# Why didn't copper act as a reducing agent

In lab, we took $$\ce{CuCl_2(aq)}$$ and poured it into a cup. Then we took some aluminum foil and put it inside and started to stir. I could see the aluminum getting eaten by the copper because it was a better reducing agent. However, when I put silver instead of aluminum, nothing happened. I know it's because the standard cell potential of silver is greater than that of copper, but why didn't the copper act as a reducing agent?

• What would the copper reduce? Feb 7 at 8:56
• Cu++ from CuCl2 has already given its electrons to 2 Cl-. Aluminum metal is the reducing agent, giving them back to Cu++ --> Cu metal. Similarly, Copper metal would reduce Ag+. Feb 8 at 13:26

## 2 Answers

Copper is already oxidized as $$\ce{Cu^2+(aq)}$$ and silver reduced as $$\ce{Ag(s)}$$. Copper would act as a reducing agent in $$\ce{Cu(s)}$$ and $$\ce{AgNO3(aq)}$$ scenario.

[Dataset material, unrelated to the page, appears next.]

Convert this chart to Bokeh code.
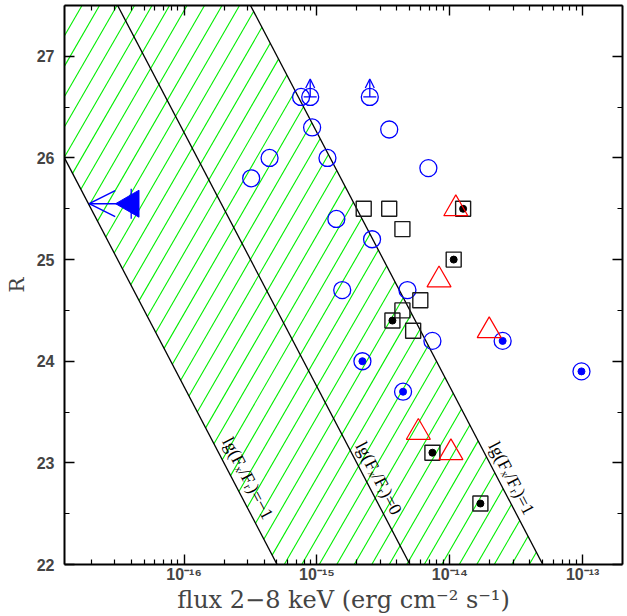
import math
import numpy as np
from bokeh.plotting import figure
from bokeh.models import (LogAxis, LinearAxis, FixedTicker,
                          CustomJSTickFormatter, Arrow, OpenHead, ColumnDataSource, Range1d)
from bokeh.core.properties import value
from bokeh.embed import file_html
from bokeh.resources import INLINE

# ---------------- data ----------------
open_circle_flux = [7.6e-16, 9.2e-16, 3.5e-15, 4.4e-16, 1.2e-15, 3.2e-16, 6.9e-15,
                    1.4e-15, 2.6e-15, 1.55e-15, 4.8e-15, 7.4e-15]
open_circle_R = [26.6, 26.3, 26.28, 26.0, 26.0, 25.8, 25.9, 25.4, 25.2, 24.7, 24.7, 24.2]

limit_circle_flux = [8.9e-16, 2.5e-15]      # R upper limits (arrow up)
limit_circle_R = [26.6, 26.6]

dot_circle_flux = [2.2e-15, 4.45e-15, 2.5e-14, 9.8e-14]
dot_circle_R = [24.0, 23.7, 24.2, 23.9]

open_square_flux = [2.25e-15, 3.5e-15, 4.4e-15, 6.0e-15, 4.4e-15, 5.3e-15]
open_square_R = [25.5, 25.5, 25.3, 24.6, 24.5, 24.3]

dot_square_flux = [1.26e-14, 1.07e-14, 3.7e-15, 7.4e-15, 1.7e-14]
dot_square_R = [25.5, 25.0, 24.4, 23.1, 22.6]

triangle_flux = [1.11e-14, 8.3e-15, 1.98e-14, 5.8e-15, 1.02e-14]
triangle_R = [25.5, 24.8, 24.3, 23.3, 23.1]

limit_tri_flux = [4.0e-17]                  # flux upper limit (arrow left)
limit_tri_R = [25.55]

ratio_levels = [-1, 0, 1]
ratio_labels = ["lg(F\u2093/F\u1d63)=\u22121", "lg(F\u2093/F\u1d63)=0", "lg(F\u2093/F\u1d63)=1"]

x_tick_values = [1e-16, 1e-15, 1e-14, 1e-13]
y_tick_values = [22, 23, 24, 25, 26, 27]

LOG_XMIN, LOG_XMAX = -16.9, -12.7
Y_MIN, Y_MAX = 22.0, 27.5

# ---------------- layout ----------------
FRAME_W, FRAME_H = 558, 559
B_LEFT, B_RIGHT, B_TOP, B_BOTTOM = 64, 5, 5, 52

p = figure(width=B_LEFT + FRAME_W + B_RIGHT, height=B_TOP + FRAME_H + B_BOTTOM,
           x_axis_type="log",
           x_range=Range1d(10**LOG_XMIN, 10**LOG_XMAX), y_range=Range1d(Y_MIN, Y_MAX),
           output_backend="svg", toolbar_location=None,
           min_border_left=B_LEFT, min_border_right=B_RIGHT,
           min_border_top=B_TOP, min_border_bottom=B_BOTTOM,
           background_fill_color="white", border_fill_color="white")
p.outline_line_color = None
p.grid.visible = False

# ---------------- hatch band between lg ratio = -1 and +1 ----------------
PXD = FRAME_W / (LOG_XMAX - LOG_XMIN)   # px per decade
PXR = FRAME_H / (Y_MAX - Y_MIN)         # px per R unit
theta = math.radians(60.0)
tan_t = math.tan(theta)
hs = 17.5
c_ref = 151.0 - 184.0 / tan_t
def u_of(logx, R):
    return logx + R / 2.5 + 5.5
hx0, hy0, hx1, hy1 = [], [], [], []
k_lo = int(math.floor((-FRAME_H / tan_t - hs - c_ref) / hs))
k_hi = int(math.ceil((FRAME_W + hs - c_ref) / hs))
lo_u, hi_u = min(ratio_levels), max(ratio_levels)
for k in range(k_lo, k_hi + 1):
    c = c_ref + k * hs
    ya, yb = 0.0, float(FRAME_H)
    ya = max(ya, (0 - c) * tan_t)
    yb = min(yb, (FRAME_W - c) * tan_t)
    if yb <= ya:
        continue
    def to_data(Y):
        X = c + Y / tan_t
        return LOG_XMIN + X / PXD, Y_MIN + Y / PXR
    la, ra = to_data(ya); lb, rb = to_data(yb)
    ua, ub = u_of(la, ra), u_of(lb, rb)
    def Y_at(uu):
        return ya + (uu - ua) / (ub - ua) * (yb - ya)
    y_lo = max(ya, min(Y_at(lo_u), Y_at(hi_u)))
    y_hi = min(yb, max(Y_at(lo_u), Y_at(hi_u)))
    if y_hi <= y_lo:
        continue
    l0, r0 = to_data(y_lo); l1, r1 = to_data(y_hi)
    hx0.append(10**l0); hy0.append(r0); hx1.append(10**l1); hy1.append(r1)
p.segment(hx0, hy0, hx1, hy1, line_color="#00ee00", line_width=1.1)

# ---------------- lg(Fx/Fr) = const lines ----------------
R_ends = [Y_MIN - 0.5, Y_MAX + 0.5]
for lev in ratio_levels:
    xs = [10**(lev - 5.5 - R / 2.5) for R in R_ends]
    p.line(xs, R_ends, line_color="black", line_width=1.3)

R_LAB = 22.85
lab_x = [10**(lev - 5.5 - R_LAB / 2.5) for lev in ratio_levels]
text_angle = -math.atan(2.5 * PXR / PXD)
p.text(x=lab_x, y=[R_LAB] * 3, text=ratio_labels, angle=text_angle,
       x_offset=[16, 14, 14], text_align="center", text_baseline="middle",
       text_font=value("Liberation Serif"), text_font_size="18px", text_color="black")

# ---------------- markers ----------------
BLUE, RED = "#0000ff", "#ff0000"
p.scatter(open_circle_flux, open_circle_R, marker="circle", size=17, fill_color=None,
          line_color=BLUE, line_width=1.3)
p.scatter(limit_circle_flux, limit_circle_R, marker="circle", size=17, fill_color=None,
          line_color=BLUE, line_width=1.3)
p.scatter(limit_circle_flux, limit_circle_R, marker="dash", size=13,
          line_color=BLUE, line_width=1.3)
up_len = 18.0 / PXR
p.add_layout(Arrow(end=OpenHead(size=9, line_color=BLUE, line_width=1.3),
                   source=ColumnDataSource(dict(x0=limit_circle_flux, y0=limit_circle_R,
                                                x1=limit_circle_flux,
                                                y1=[r + up_len for r in limit_circle_R])),
                   x_start="x0", y_start="y0", x_end="x1", y_end="y1",
                   line_color=BLUE, line_width=1.3))

p.scatter(dot_circle_flux, dot_circle_R, marker="circle", size=17, fill_color=None,
          line_color=BLUE, line_width=1.3)
p.scatter(dot_circle_flux, dot_circle_R, marker="circle", size=7, fill_color=BLUE,
          line_color=BLUE)

p.scatter(open_square_flux, open_square_R, marker="square", size=15, fill_color=None,
          line_color="#1a1a1a", line_width=1.4)
p.scatter(dot_square_flux, dot_square_R, marker="square", size=15, fill_color=None,
          line_color="#1a1a1a", line_width=1.4)
p.scatter(dot_square_flux, dot_square_R, marker="circle", size=7, fill_color="black",
          line_color="black")

p.scatter(triangle_flux, triangle_R, marker="triangle", size=24, fill_color=None,
          line_color=RED, line_width=1.2)

p.scatter(limit_tri_flux, limit_tri_R, marker="triangle", size=27, angle=math.pi / 2,
          fill_color=BLUE, line_color=BLUE)
p.scatter(limit_tri_flux, limit_tri_R, marker="dash", size=30, angle=math.pi / 2,
          line_color=BLUE, line_width=1.3)
left_len = 42.0 / PXD
p.add_layout(Arrow(end=OpenHead(size=26, line_color=BLUE, line_width=1.5),
                   source=ColumnDataSource(dict(x0=limit_tri_flux, y0=limit_tri_R,
                                                x1=[f * 10**(-left_len) for f in limit_tri_flux],
                                                y1=limit_tri_R)),
                   x_start="x0", y_start="y0", x_end="x1", y_end="y1",
                   line_color=BLUE, line_width=1.5))

# ---------------- axes ----------------
sup_js = """
const sup = {'-':'\u207b','0':'\u2070','1':'\u00b9','2':'\u00b2','3':'\u00b3','4':'\u2074',
             '5':'\u2075','6':'\u2076','7':'\u2077','8':'\u2078','9':'\u2079'};
const e = Math.round(Math.log10(tick));
return '10' + String(e).split('').map(c => sup[c]).join('');
"""
x_minor = [k * 10.0**e for e in range(-18, -12) for k in range(2, 10)]
x_ticker = FixedTicker(ticks=x_tick_values, minor_ticks=x_minor)
y_ticker = FixedTicker(ticks=y_tick_values,
                       minor_ticks=[v + 0.5 for v in y_tick_values])

def style_axis(ax):
    ax.axis_line_color = "black"
    ax.axis_line_width = 2
    ax.major_tick_in = 10
    ax.major_tick_out = 0
    ax.minor_tick_in = 5
    ax.minor_tick_out = 0
    ax.major_tick_line_color = "black"
    ax.minor_tick_line_color = "black"
    ax.major_tick_line_width = 1.4
    ax.minor_tick_line_width = 1.2

xa = p.xaxis[0]
xa.ticker = x_ticker
xa.formatter = CustomJSTickFormatter(code=sup_js)
style_axis(xa)
xa.major_label_text_font = "Liberation Sans"
xa.major_label_text_font_style = "bold"
xa.major_label_text_font_size = "16px"
xa.major_label_standoff = 1
xa.axis_label = "flux 2\u22128 keV (erg cm\u207b\u00b2 s\u207b\u00b9)"
xa.axis_label_text_font = "DejaVu Serif"
xa.axis_label_text_font_style = "normal"
xa.axis_label_text_font_size = "24px"
xa.axis_label_standoff = 0

ya_ = p.yaxis[0]
ya_.ticker = y_ticker
style_axis(ya_)
ya_.major_label_text_font = "Liberation Sans"
ya_.major_label_text_font_style = "bold"
ya_.major_label_text_font_size = "16px"
ya_.major_label_standoff = 10
ya_.axis_label = "R"
ya_.axis_label_text_font = "DejaVu Serif"
ya_.axis_label_text_font_style = "normal"
ya_.axis_label_text_font_size = "20px"
ya_.axis_label_standoff = 5

blank = CustomJSTickFormatter(code="return '';")
top = LogAxis(ticker=x_ticker, formatter=blank, major_label_standoff=0,
              major_label_text_font_size="0px")
style_axis(top)
right = LinearAxis(ticker=y_ticker, formatter=blank, major_label_standoff=0,
                   major_label_text_font_size="0px")
style_axis(right)
p.add_layout(top, "above")
p.add_layout(right, "right")

open("out.html", "w").write(file_html(p, INLINE))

Using $$\ce{CuCl2}$$ instead of $$\ce{CuSO4}$$ is a mistake, if $$\ce{Ag}$$ is involved, as forming insoluble $$\ce{AgCl(s)}$$ would complicate things. Eventually, $$\ce{Cl-(aq)}$$ may keep $$\ce{Ag/Ag+}$$ potential below or near $$\ce{Cu/Cu^2+}$$ potential:

$$E = E_{\ce{Ag/Ag+}}^\circ + 0.059 \log{[\ce{Ag+}]} = E_{\ce{Ag/Ag+}}^\circ + 0.059 \log{\frac{K_{\mathrm{s},\ce{AgCl}}}{[\ce{Cl-}]}}$$ (simplified replacing activities by concentrations)

But, forming $$\ce{AgCl(s)}$$ layer would freeze it kinetically.

The answer lies in the redox potential chart:

Reactions:

$$\ce{2 Alumimum metal + 3 Cu++ -> 2 Al+++ + 3 Copper metal}$$
$$\ce{2 Silver metal + Cu++ -> 2 Ag+ + Copper metal no reaction}$$

Drawing the half reactions:

$$\ce{Al+++ -> Aluminum metal - 1.66 V}$$
$$\ce{Cu++ -> Copper metal + 0.34 V}$$
$$\ce{Ag+ -> Silver metal + 0.80 V}$$

We can see why Copper ions react with Aluminum metal but not Silver metal. Silver metal has a higher voltage potential to keep its electrons than both Copper and Aluminum metals. Aluminum metal (and Sodium) are strong electron donors.

In this case Copper metal sits right between Silver and Aluminum metal. Copper metal will give electrons to Silver ions, and Copper ions will take electrons from Aluminum metal. Silver metal and Copper ions will not react, nor will Silver metal and Aluminum ions.